Joe Dunthorne (born 1982) is a Welsh novelist, poet and journalist. He made his name with his novel Submarine (2008), made into a film in 2010. His second novel, Wild Abandon (2011), won the RSL Encore Award. A selection of his poems was published in 2010 in the Faber and Faber New Poets series. His first solo collection of poems appeared in 2019.

Early life
Joseph Oliver Dunthorne was born in Swansea, Wales in 1982. He has two sisters, Anna and Leah. Dunthorne was educated at Olchfa School, Swansea before going on to study Creative Writing at the University of East Anglia. He received BA and MA degrees in Creative Writing from UEA. In the final year of his BA course, he began writing his debut novel Submarine. During study for his MA at East Anglia, he won the university's inaugural Curtis Brown Prize for ‘’Submarine’’.

Career
Dunthorne's first novel Submarine, in which a teenager records with comedy and anguish his relationship with his girlfriend and his lop-sided view of the strains on his parents' marriage, was published by Penguin imprint Hamish Hamilton to critical acclaim in 2008. Shortly afterwards, the novel was made into a film, directed by Richard Ayoade and starring Craig Roberts, Yasmin Paige, Noah Taylor, Paddy Considine, and Sally Hawkins. The film premiered at the 35th Toronto International Film Festival, and was shown in London, Berlin and Swansea before going on general release in March 2011.

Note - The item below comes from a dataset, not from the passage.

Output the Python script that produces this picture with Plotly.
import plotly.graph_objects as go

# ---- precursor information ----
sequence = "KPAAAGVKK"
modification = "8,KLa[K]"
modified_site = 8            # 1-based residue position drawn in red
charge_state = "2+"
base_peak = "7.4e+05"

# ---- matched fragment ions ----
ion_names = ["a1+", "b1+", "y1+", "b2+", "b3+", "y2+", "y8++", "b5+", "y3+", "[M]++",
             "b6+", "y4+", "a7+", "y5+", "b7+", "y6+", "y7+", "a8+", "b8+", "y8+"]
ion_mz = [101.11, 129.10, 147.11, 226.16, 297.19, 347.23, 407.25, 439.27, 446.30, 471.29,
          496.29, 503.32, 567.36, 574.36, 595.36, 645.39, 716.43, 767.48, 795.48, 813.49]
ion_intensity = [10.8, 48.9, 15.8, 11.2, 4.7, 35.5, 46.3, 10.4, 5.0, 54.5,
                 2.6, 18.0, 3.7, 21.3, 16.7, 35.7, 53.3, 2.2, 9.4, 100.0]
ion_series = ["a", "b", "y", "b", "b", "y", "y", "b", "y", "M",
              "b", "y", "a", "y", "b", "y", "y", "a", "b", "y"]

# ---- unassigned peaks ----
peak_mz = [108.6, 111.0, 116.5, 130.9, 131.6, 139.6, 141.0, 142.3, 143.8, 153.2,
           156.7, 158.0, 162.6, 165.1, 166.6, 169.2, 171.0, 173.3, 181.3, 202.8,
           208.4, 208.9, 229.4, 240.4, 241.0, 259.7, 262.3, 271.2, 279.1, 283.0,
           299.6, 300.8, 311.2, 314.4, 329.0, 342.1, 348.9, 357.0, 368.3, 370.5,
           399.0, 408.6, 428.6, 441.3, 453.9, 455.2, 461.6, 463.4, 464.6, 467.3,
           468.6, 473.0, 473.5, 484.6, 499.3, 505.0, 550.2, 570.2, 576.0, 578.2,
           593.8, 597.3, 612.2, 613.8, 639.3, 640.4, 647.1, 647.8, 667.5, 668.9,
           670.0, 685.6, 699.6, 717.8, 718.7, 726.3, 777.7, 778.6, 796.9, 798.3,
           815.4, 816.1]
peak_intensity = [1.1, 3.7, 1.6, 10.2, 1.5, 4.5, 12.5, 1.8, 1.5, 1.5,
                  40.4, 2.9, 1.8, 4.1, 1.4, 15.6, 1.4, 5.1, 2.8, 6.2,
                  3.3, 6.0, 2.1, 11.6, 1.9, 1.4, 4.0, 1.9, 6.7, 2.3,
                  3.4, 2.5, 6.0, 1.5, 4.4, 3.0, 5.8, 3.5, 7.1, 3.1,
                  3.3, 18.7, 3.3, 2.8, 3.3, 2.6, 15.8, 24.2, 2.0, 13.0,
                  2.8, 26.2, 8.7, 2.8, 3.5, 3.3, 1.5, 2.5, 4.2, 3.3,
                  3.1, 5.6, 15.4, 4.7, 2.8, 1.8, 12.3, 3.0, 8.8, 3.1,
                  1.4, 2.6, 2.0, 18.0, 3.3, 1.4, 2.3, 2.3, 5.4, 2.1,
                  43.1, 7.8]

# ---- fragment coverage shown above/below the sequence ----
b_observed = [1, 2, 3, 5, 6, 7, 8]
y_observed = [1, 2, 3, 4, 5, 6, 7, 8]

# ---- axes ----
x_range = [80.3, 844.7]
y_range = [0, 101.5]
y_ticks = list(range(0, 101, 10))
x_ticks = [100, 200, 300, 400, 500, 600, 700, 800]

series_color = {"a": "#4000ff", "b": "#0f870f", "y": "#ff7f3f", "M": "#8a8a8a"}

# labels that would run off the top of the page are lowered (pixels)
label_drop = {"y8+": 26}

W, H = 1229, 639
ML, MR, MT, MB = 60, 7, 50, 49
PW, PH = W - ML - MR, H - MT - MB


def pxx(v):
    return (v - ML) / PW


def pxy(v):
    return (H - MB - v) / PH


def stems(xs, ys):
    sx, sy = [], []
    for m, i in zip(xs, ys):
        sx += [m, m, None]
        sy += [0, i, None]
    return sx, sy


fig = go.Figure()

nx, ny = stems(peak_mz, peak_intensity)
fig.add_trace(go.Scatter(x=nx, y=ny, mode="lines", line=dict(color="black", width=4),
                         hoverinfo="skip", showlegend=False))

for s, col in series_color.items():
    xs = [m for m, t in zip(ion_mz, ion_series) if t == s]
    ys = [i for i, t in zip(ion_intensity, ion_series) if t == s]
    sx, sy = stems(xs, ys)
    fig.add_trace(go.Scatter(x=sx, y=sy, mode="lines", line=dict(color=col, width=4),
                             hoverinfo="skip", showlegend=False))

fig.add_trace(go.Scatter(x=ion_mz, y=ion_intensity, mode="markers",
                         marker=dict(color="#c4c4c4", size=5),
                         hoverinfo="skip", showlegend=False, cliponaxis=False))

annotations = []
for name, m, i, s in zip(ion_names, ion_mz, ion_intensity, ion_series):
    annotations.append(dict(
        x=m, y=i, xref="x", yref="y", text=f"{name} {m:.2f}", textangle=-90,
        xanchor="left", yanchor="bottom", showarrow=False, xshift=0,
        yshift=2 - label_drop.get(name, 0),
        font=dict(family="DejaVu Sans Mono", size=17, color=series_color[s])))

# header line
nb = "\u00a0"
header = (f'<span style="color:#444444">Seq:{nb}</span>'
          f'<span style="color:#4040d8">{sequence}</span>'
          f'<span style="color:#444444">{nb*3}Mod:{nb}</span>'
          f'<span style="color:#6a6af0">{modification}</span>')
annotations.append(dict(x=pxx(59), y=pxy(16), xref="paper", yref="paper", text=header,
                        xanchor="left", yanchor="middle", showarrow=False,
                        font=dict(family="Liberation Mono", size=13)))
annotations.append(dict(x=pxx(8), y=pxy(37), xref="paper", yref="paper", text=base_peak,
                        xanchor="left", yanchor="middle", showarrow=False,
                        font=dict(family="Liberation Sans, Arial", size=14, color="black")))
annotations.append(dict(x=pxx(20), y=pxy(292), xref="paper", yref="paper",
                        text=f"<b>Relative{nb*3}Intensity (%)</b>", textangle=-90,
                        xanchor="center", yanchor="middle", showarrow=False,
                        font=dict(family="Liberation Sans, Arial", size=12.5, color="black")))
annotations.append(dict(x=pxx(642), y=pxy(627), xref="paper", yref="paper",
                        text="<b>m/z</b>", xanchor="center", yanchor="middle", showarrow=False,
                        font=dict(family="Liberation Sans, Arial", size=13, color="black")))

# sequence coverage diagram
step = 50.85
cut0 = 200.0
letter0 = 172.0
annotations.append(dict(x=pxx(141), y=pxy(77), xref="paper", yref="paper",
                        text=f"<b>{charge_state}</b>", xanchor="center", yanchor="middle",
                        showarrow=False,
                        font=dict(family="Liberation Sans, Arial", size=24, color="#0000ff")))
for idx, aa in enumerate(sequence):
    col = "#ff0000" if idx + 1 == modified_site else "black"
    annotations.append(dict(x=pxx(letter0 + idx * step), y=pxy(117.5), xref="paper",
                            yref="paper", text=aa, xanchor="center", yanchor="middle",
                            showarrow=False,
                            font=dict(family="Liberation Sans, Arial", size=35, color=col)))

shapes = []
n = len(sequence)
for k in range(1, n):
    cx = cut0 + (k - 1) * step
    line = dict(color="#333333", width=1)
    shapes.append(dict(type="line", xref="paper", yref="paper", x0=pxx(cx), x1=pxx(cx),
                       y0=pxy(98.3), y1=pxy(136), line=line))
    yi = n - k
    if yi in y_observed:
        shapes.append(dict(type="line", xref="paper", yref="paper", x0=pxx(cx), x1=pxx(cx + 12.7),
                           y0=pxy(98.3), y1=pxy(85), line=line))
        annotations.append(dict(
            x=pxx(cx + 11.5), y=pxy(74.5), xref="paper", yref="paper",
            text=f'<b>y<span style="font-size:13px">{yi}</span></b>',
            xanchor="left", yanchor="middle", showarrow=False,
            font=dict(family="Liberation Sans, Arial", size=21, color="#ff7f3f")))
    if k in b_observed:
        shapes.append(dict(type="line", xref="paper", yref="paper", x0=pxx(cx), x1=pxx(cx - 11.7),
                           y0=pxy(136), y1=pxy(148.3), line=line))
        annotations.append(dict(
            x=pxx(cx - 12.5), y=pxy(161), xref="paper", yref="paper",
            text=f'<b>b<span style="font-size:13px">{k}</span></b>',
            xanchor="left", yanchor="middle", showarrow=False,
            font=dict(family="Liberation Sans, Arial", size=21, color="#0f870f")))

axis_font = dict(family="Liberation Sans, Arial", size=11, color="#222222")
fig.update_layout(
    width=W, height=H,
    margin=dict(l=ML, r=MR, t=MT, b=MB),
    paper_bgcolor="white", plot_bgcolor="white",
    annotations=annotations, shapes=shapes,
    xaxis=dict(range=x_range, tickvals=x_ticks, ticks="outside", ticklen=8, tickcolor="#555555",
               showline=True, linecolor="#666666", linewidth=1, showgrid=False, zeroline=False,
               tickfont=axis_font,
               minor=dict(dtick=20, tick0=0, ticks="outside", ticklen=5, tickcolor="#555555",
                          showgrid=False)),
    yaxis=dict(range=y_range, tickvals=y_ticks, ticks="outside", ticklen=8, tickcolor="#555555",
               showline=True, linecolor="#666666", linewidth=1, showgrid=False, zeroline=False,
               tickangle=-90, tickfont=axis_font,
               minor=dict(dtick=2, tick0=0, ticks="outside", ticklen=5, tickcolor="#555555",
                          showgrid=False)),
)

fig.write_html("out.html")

In 2010, a selection of Dunthorne's poetry was published as part of the Faber New Poets pamphlet series. Publication in the Faber New Poets series is open to poets who have yet to publish a first collection. The scheme also offers mentoring and financial support. In 2019, Dunthorne published his first collection of poetry, O Positive.

Dunthorne's second novel, Wild Abandon, was published by Penguin in 2011. An account of a brother and sister living in a rural commune, it went on to win the Royal Society of Literature's Encore Award for Best Second Novel.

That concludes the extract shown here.